Namun, saat puskesmas tempat ia biasa mengambil obat memintanya agar tak khawatir. “Mereka bilang, masih ada stok yang pecahan. Stok itu aman, jadi bisa pakai itu dulu,” kenang Karina.

Akhirnya, sejak Februari, ia yang biasa meminum jenis ARV FDC yang hanya perlu diminum 1 butir sekali, harus berganti ke pecahan ARV dengan dosis Tenofovir (TDF) 1 butir, Lamivudin 2 butir, dan Efavirenz (EFV) 1 butir.

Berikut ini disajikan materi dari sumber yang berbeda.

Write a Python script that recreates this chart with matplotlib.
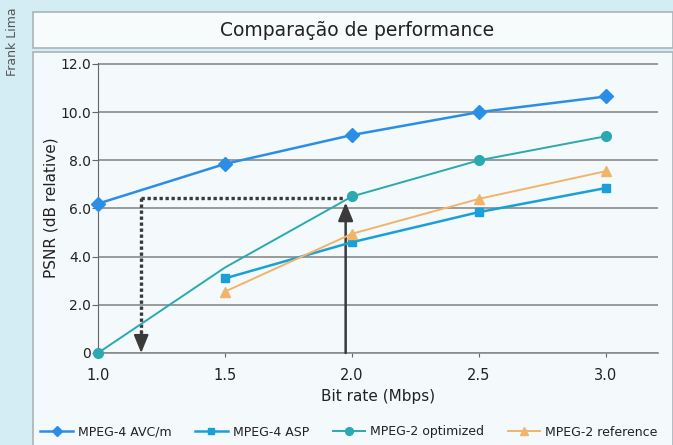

ARV jenis FDC memang lebih populer belakangan, karena efisiensinya. Ia cuma perlu diminum sekali setiap hari. Kemenkes biasanya hanya menjatah satu botol FDC, berisi 30 butir, untuk tiap satu orang pasien, demi menjaga arus sirkulasi stok.

Sementara jenis pecahan, harus diminum masing-masing dua butir—biasanya—siang dan malam. TDF dan EFV biasanya masing-masing 30 butir, dan Lamivudin berisi 60 butir. Karena minum setiap hari, kemungkinan lupa dan salah hitung lebih sering dialami orang dengan HIV-AIDS (ODHA) jika mengonsumsi pecahan.

Namun, Karina—yang sudah mengonsumsi ARV selama tiga tahun terakhir—tak mengalami hal itu. Ia cukup disiplin dan tidak pernah bingung dengan jadwal obatnya, sampai pada Juni kemarin, saat ia mendapat satu botol TDF yang akan kedaluwarsa di bulan yang sama.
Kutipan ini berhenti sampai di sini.